Task instructions
Extract the lines of the material below, beginning with the first and ending with the line that holds "import * as". Skip every picture.

#### Dataset extract

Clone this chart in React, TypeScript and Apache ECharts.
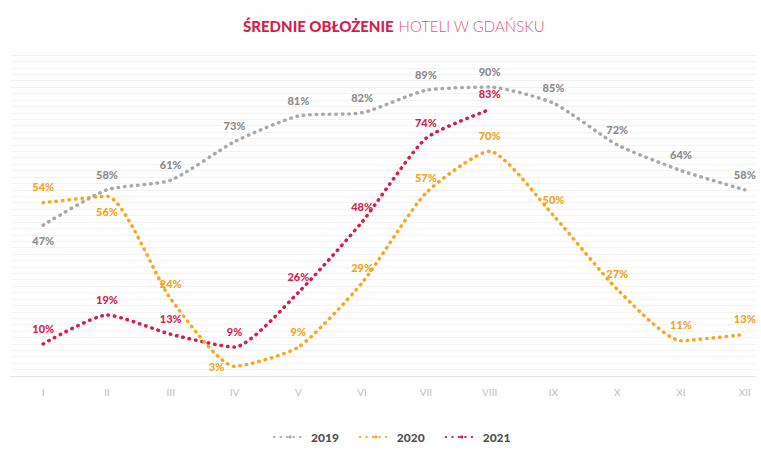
import React, { useEffect, useRef } from "react";
import * as echarts from "echarts";

const months = ["I", "II", "III", "IV", "V", "VI", "VII", "VIII", "IX", "X", "XI", "XII"];
const seriesNames = ["2019", "2020", "2021"];
const values2019 = [47, 58, 61, 73, 81, 82, 89, 90, 85, 72, 64, 58];
const values2020 = [54, 56, 24, 3, 9, 29, 57, 70, 50, 27, 11, 13];
const values2021 = [10, 19, 13, 9, 26, 48, 74, 83];
const colors = ["#a9a9a9", "#f7a823", "#d41f4d"];
const labelColors = ["#8c8c8c", "#f5a21c", "#d41f4d"];

const pos2019 = ["bottom", "top", "top", "top", "top", "top", "top", "top", "top", "top", "top", "top"];
const pos2020 = ["top", "bottom", "top", "left", "top", "top", "top", "top", "top", "top", "top", "top"];

function build(vals: number[], positions?: string[]) {
  return vals.map((v, i) => ({
    value: [i + 1, v],
    label: { position: positions ? positions[i] : "top" },
  }));
}

export default function App() {
  const ref = useRef<HTMLDivElement>(null);
  useEffect(() => {
    if (!ref.current) return;
    const chart = echarts.init(ref.current, undefined, { renderer: "svg" });
    const dataSets = [build(values2019, pos2019), build(values2020, pos2020), build(values2021)];
    chart.setOption({
      animation: false,
      backgroundColor: "#ffffff",
      title: {
        left: 238,
        top: 12,
        text: "{b|ŚREDNIE OBŁOŻENIE} {n|HOTELI W GDAŃSKU}",
        textStyle: {
          rich: {
            b: { fontFamily: "Lato", fontWeight: 900, fontSize: 15, color: "#d41f4d" },
            n: { fontFamily: "Lato", fontWeight: 300, fontSize: 15, color: "#e0567a" },
          },
        },
      },
      legend: {
        bottom: 2,
        left: 268,
        itemWidth: 32,
        itemHeight: 4,
        itemGap: 20,
        data: seriesNames,
        textStyle: { fontFamily: "Lato", fontWeight: 900, fontSize: 12, color: "#505050" },
      },
      grid: { left: 10, right: 6, top: 55, bottom: 74 },
      xAxis: {
        type: "value",
        min: 0.48,
        max: 12.16,
        splitLine: { show: false },
        axisLine: { show: true, lineStyle: { color: "#e6e6e6", width: 1 } },
        axisTick: { show: false },
        axisLabel: {
          customValues: months.map((_, i) => i + 1),
          formatter: (v: number) => months[Math.round(v) - 1] ?? "",
          color: "#bdbdbd",
          fontFamily: "Lato",
          fontSize: 10,
          margin: 11,
        },
      },
      yAxis: {
        type: "value",
        min: 0,
        max: 100,
        interval: 2,
        axisLabel: { show: false },
        axisLine: { show: false },
        axisTick: { show: false },
        splitLine: { show: true, lineStyle: { color: "#f3f3f3", width: 1 } },
      },
      series: seriesNames.map((name, k) => ({
        name,
        type: "line",
        smooth: 0.2,
        symbol: "circle",
        symbolSize: 0.5,
        showSymbol: true,
        data: dataSets[k],
        color: colors[k],
        lineStyle: { color: colors[k], width: 3.5, type: [0.5, 6], cap: "round" },
        itemStyle: { color: colors[k] },
        label: {
          show: true,
          formatter: (p: any) => p.value[1] + "%",
          color: labelColors[k],
          fontFamily: "Lato",
          fontWeight: 900,
          fontSize: 11,
          distance: 10,
        },
        z: 3 - k,
      })),
    });
    return () => chart.dispose();
  }, []);
  return <div ref={ref} style={{ width: 761, height: 450, position: "absolute", left: 0, top: 0 }} />;
}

########

Exercise solution
Clone this chart in React, TypeScript and Apache ECharts.
import React, { useEffect, useRef } from "react";
import * as echarts from "echarts";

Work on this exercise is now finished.